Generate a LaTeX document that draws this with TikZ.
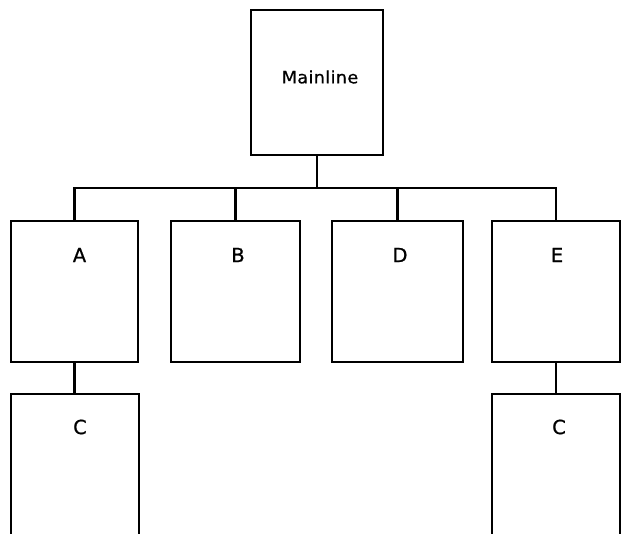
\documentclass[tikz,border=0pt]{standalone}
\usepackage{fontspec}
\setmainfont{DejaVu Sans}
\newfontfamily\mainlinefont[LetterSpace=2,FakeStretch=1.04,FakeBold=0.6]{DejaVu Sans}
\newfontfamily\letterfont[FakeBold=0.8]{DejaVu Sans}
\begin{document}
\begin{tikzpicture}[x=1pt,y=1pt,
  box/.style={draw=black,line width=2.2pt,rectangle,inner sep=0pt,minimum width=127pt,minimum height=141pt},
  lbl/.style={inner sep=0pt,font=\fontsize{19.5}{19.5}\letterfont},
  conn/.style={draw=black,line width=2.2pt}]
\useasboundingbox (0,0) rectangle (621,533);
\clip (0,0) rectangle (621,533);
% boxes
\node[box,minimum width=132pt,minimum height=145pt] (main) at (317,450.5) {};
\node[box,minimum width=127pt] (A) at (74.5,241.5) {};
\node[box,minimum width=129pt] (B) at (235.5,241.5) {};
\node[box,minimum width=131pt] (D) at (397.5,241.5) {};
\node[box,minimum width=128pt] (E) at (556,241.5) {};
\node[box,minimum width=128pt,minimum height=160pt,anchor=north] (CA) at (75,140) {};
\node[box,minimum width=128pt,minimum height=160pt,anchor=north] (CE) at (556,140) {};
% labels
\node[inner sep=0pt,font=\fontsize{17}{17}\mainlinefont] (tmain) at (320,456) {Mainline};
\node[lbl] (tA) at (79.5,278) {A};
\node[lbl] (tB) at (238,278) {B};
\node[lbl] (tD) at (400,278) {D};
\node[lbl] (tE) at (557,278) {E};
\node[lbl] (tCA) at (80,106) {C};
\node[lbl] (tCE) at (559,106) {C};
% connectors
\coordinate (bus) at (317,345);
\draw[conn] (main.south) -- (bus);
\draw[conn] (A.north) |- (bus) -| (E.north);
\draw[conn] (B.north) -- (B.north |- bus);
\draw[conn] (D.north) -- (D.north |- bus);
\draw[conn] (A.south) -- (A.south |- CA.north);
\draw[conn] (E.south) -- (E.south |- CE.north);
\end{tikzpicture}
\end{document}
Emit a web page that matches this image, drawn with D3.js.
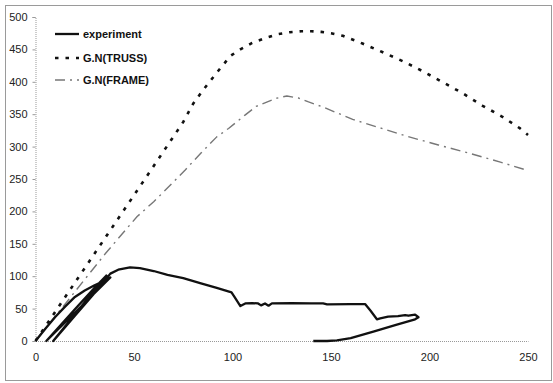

◇ ◇ ◇ ◇

**AIM OF THE TASK**. Say how many lines above hold the word "that", giving only the count.

**FULL OUTPUT**. 2